The reunion will occur on the occasion of Silent Sky, slated for Palo Alto–based TheatreWorks in January. Le Blanc will play the older sister of astronomer Henrietta Leavitt in Gunderson’s dramatic blend of science, history and romance. “While By and By was very contemporary, Silent Sky has a classicism to it, a historical poise, so you have to have something traditional about you to play the role of a traditional older sister 100 years ago,” Gunderson says. “Jenn can bring a sense of humor to this play, which is neither too modern nor too classic.”
What could be a mousy, motherly role of an older sister trying to take care of a rogue younger sister becomes, in Gunderson’s hands, something more, according to Le Blanc.
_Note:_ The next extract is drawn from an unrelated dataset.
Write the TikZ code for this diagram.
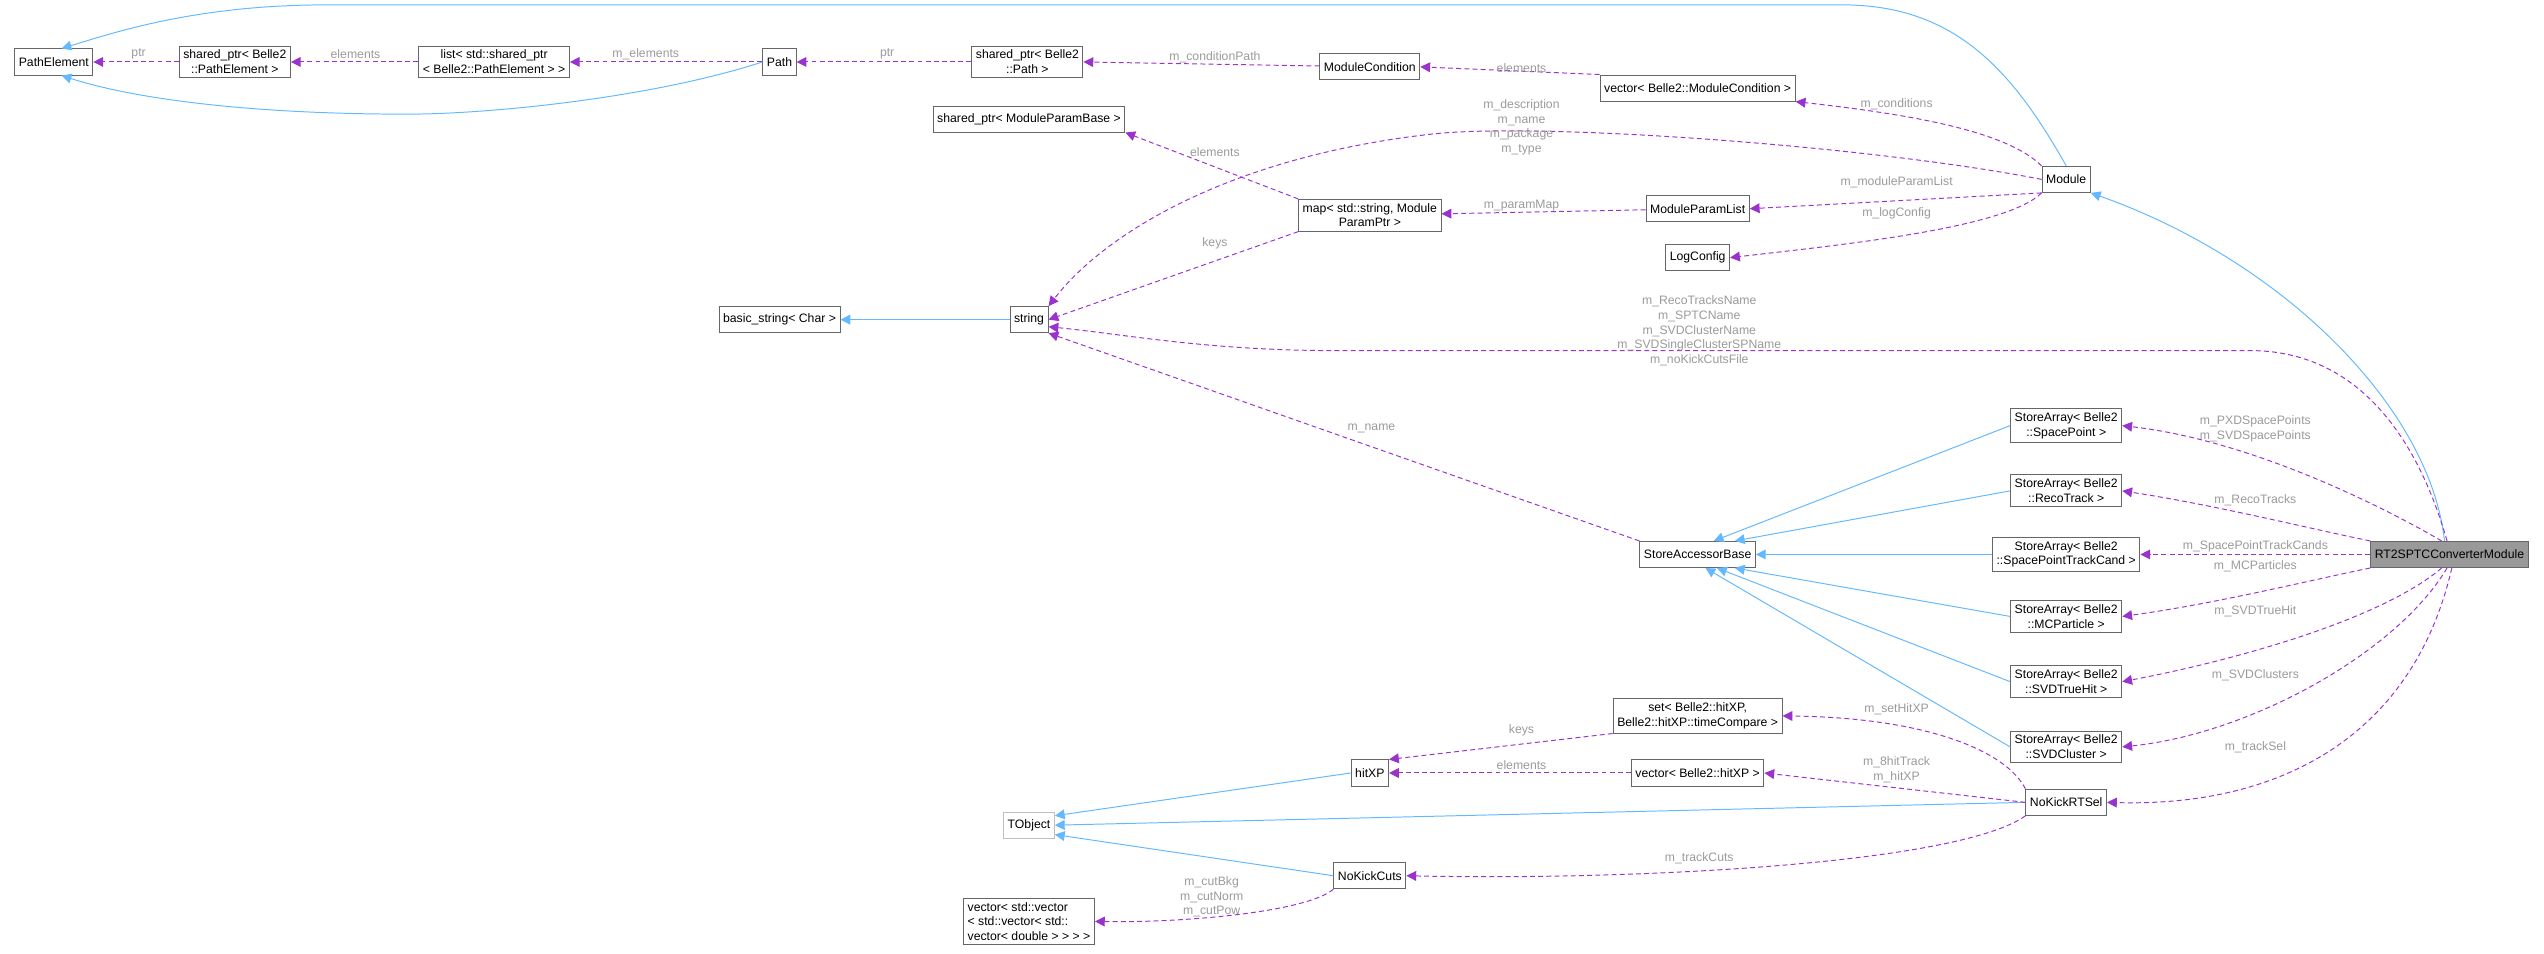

“This role, Margaret, could be a real Debbie Downer part, but Lauren lets her be a little bit sassy,” Le Blanc reports. “While Henrietta is gazing up at the stars, Margaret is more grounded. The play has all the things I love onstage: heightened language, period costumes, strong women, great humor, great love and passion. Even amid all the scientific curiosity, you never lose the heart. Your brain is activated, but your heart is always involved.”
Though she wrote Silent Sky before she had worked with Le Blanc, the rewriting process has allowed Gunderson to shape the role with the actor in mind. She has taken Margaret to the edge of open emotionality, the writer says, and she trusts that Le Blanc will know just when to pull back.
“I know she won’t lurch into melodrama,” Gunderson says, “but you find so much emotional truth right before you get there. There’s a delicate strength that Jenn has that walks the line. We see what she feels without her having to beat her chest and wail. That’s important for Silent Sky, which is a play that’s funny but isn’t a comedy. She can do that so well—be the kind of funny you are around your friends.”
Gunderson writes strong female characters. “I don’t want to watch plays about weak women being weak or strong women being weak,” the playwright explains. “You have to have strength that can be vulnerable. That’s what we saw in Jenn in By and By.”
Over the summer, Le Blanc played Kate in the Livermore Shakespeare Festival’s Taming of the Shrew amid the vineyards of San Francisco’s East Bay, and before she heads into rehearsals for Silent Sky, she’ll be working with the San Francisco–based Arabian Shakespeare Festival on A Message by Kuwaiti playwright Hussain Al Musalam.
Now that she’s fully immersed in Gunderson’s world, Le Blanc allows herself a moment to think about the kind of dream role she’d like Gunderson to create for her.
“I love her historical women,” Le Blanc proffers. “She captures women from a different era and makes them completely relatable to the modern mind. My dream role would be like that, a woman from history brought to life by Lauren, shown in all her passionate glory.”
Gunderson reiterates that she wouldn’t mind having Le Blanc act in everything she writes. “A relationship like this just builds and builds, because it’s based on trust,” the playwright says. “It’s what I feel with Jenn, and it’s what I feel in the Bay Area theatre community. I wake up and go, ‘I’m a lucky playwright right now.’ It’s a big thing to feel the trust that I feel here.”
Chad Jones is a San Francisco–based freelance writer who blogs at www.theaterdogs.net.